Broadly speaking, heat engine driven heat pump systems are well known and have been refined for internal space conditioning use as shown in U.S. Pat. No. 4,991,450. Because heat engines, such as natural gas driven internal combustion engines, provide excess and otherwise unused heat in the motive process, subsystems have been developed which recapture otherwise waste heat which is circulating in the engine coolant. U.S. Pat. Nos. 5,003,788, 5,020,320, 5,029,449, and 5,099,651 are further examples of this type of subsystem.
Further improvements in these subsystems provide advantages in waste heat recovery to the application of such heat to the occupants of the space and in some instances for other purposes, such as domestic water heating.
Traditionally heat pumps such as electric motor-driven heat pumps do not have sufficient excess available heat for use in such subsystems. Thus, waste heat recovery components are not included in electric motor-driven heat pumps.

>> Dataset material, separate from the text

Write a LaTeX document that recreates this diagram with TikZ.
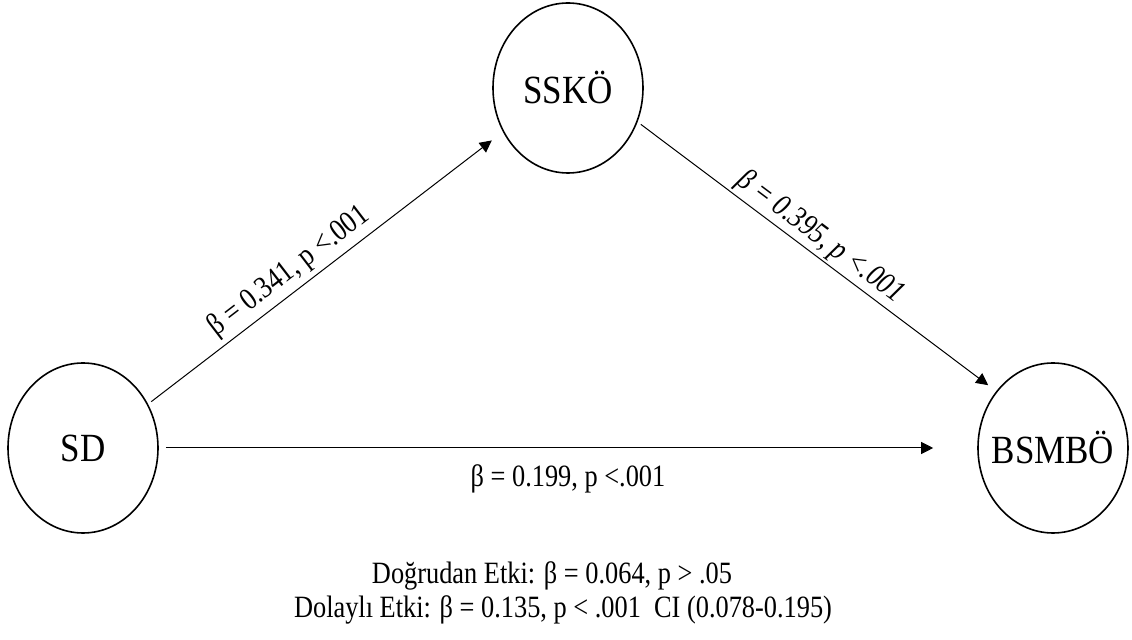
\documentclass[tikz,border=0pt]{standalone}
\usepackage{fontspec}
\setmainfont[FakeStretch=0.875]{Liberation Serif}
\newfontfamily\coeffont[FakeStretch=0.85]{Liberation Serif}
\usetikzlibrary{shapes.geometric,arrows.meta}

\begin{document}
\begin{tikzpicture}[x=0.5pt,y=-0.5pt,
  var/.style={ellipse,draw,line width=0.8pt,minimum width=75pt,minimum height=85pt,inner xsep=-12pt,inner ysep=0pt,font=\fontsize{20}{24}\selectfont},
  path/.style={-{Triangle[length=6pt,width=6pt]},line width=0.5pt},
  coef/.style={font=\coeffont\fontsize{15.5}{18}\selectfont}]
\useasboundingbox (0,0) rectangle (1132,640);
\node[var] (sd) at (83,448) {SD};
\node[var] (sskoe) at (568,88) {SSKÖ};
\node[var] (bsmboe) at (1053,448) {BSMBÖ};
\draw[path,shorten <=2pt,shorten >=7pt] (sd.34) -- node[coef,sloped,above=-1pt,pos=0.43] {β = 0.341, p <.001} (sskoe.214);
\draw[path,shorten <=2pt,shorten >=5pt] (sskoe.-26) -- node[coef,sloped,above=-2pt,font=\coeffont\fontsize{15.5}{18}\selectfont\itshape,pos=0.48] {β = 0.395, p <.001} (bsmboe.135);
\draw[path,shorten <=3.5pt,shorten >=22pt] (sd.east) -- node[coef,below=5pt,pos=0.5] {β = 0.199, p <.001} (bsmboe.west);
\node[coef,anchor=base] (direct) at (552,584) {Doğrudan Etki: β = 0.064, p > .05};
\node[coef,anchor=base] (indirect) at (563,618) {Dolaylı Etki: β = 0.135, p < .001~~CI (0.078-0.195)};
\end{tikzpicture}
\end{document}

Further refinements and improvements in waste heat recovery subsystems are important since they increase the overall coefficient of performance (COP) of the heat pump system as well as providing overall operational economies by reducing the amount of externally supplied auxiliary heat and increase the comfort of the delivered air. Waste heat recovery is possible, however, only if necessary coolant flow to the engine is provided to receive the waste heat, and the necessary coolant flow to heat recovery components is maintained when and where needed to deliver waste heat to desired loads.
It has been found through testing that pockets of air and vapor may become trapped or accumulate in various locations in the engine coolant and heat recovery subsystem. Trapped air gases and vapors can result from initial filling, or can accumulate during system operation from entrainment in the circulating fluid. Regardless, the resulting pockets of trapped air and vapor inhibit and interfere with necessary coolant flow for engine cooling and waste heat recovery, preventing efficient waste heat recovery and use.
For example, trapped air and vapor pockets can prevent adequate purging upon initial coolant charging of the subsystem, resulting in subsystem overheating during operation. To overcome this problem, the initial purge process has become more involved and more time-consuming than desirable, for example, requiring rapid flushing and repeated manual venting, adding to overall system operating costs. However, in some systems, complete purging of gases and vapors from the coolant is not possible, and entrained gases and vapors continue to accumulate during operation. Further, where present, trapped air and vapor pockets can cause increased operating temperatures, resulting in long-term coolant degradation and reduced coolant life, impacting overall heat pump system reliability. Ultimately, trapped air and vapor pockets in high points of subsystem lines and components, often remote and elevated relative to the heat engine, can prevent the pump from providing adequate coolant flow, impacting not only the delivery of waste heat, but return coolant flow to the engine. In such cases, engine driven pumps have been found to have insufficient static pressure capabilities to overcome air and vapor pockets, for example, pockets trapped or accumulated in the coolant line to the indoor coil, especially where the engine is operating at low speeds.
While this invention is described herein in association with a gas fueled internal combustion engine, broader applications to other "heat" engines, such as turbines, may be possible. The coolant fluid employed in the subsystem may be one of various conventional types, such as an ethylene glycol-water mixture or a propylene glycol-water mixture.
Accordingly, the need exists for improved engine coolant circulation systems to improve coolant circulation, waste heat recovery, and operating efficiencies of such engine-driven heat pump systems.